Kaum muslim berserikat dalam tiga hal: padang rumput, air dan api (HR Abu Dawud dan Ahmad)
Kata an-nâr (api) mencakup semua jenis energi yang disebutkan di atas, termasuk BBM. Negara secara syar’i dituntut untuk mengeksplorasi energi itu dan mendistribusikannya kepada rakyat. Jika negara menjualnya, negara harus mendistribusikan keuntungan hasil penjualannya kepada rakyat. Negara tidak boleh memungut dari rakyat kecuali pungutan yang tidak melebihi biaya riil untuk mengatur pengelolaan BBM.
Kebijakan liberalisasi migas termasuk pembatasan BBM bersubsidi jelas bertentangan dengan ketentuan syariah itu, karenanya haram dilakukan. Kebijakan itu merupakan kebijakan yang zalim dan merugikan rakyat untuk menyenangkan perusahaan-perusahaan asing dan pihak-pihak rakus yang menjarah kekayaan umat.

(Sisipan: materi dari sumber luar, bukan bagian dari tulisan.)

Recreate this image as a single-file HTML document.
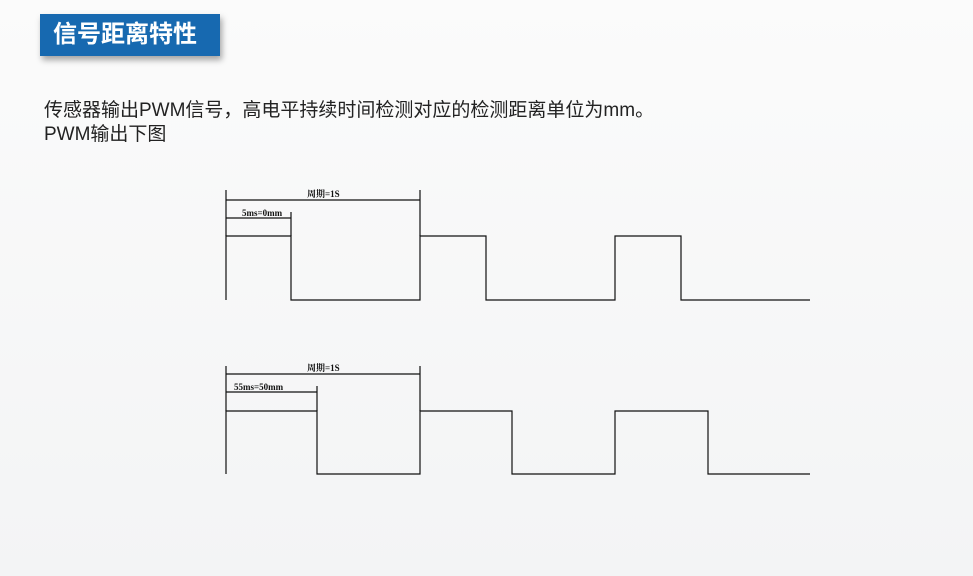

Apalagi, tindakan itu telah membuat negeri ini berada di bawah pengaruh penjajah. Dan hal itu secara syar’i adalah haram. Allah SWT berfirman:
وَلَن يَجْعَلَ اللَّهُ لِلْكَافِرِينَ عَلَى الْمُؤْمِنِينَ سَبِيلًا
Dan Allah sekali-kali tidak akan memberi jalan kepada orang-orang kafir untuk memusnahkan orang-orang yang beriman. (QS an-Nisa’ [4]: 141)
Karena itu kebijakan liberalisasi migas dan pembatasan BBM bersubsidi itu harus ditolak dan dihentikan. Berikutnya migas dan SDA lainnya harus segera dikelola dengan benar sesuai tuntunan yang dibawa oleh Rasul saw. Hanya dengan itulah, migas dan SDA lainnya akan bisa dikelola demi kesejahteraan dan kebaikan umat. Keinginan kita agar migas dan SDA yang ada benar-benar menjadi berkah bagi negeri ini hendaknya mendorong kita melipatgandakan usaha dan kesungguhan untuk mewujudkan penerapan Syariah Islam secara total dan utuh dalam bingkai Khilafah ‘ala minhaj an-nubuwwah.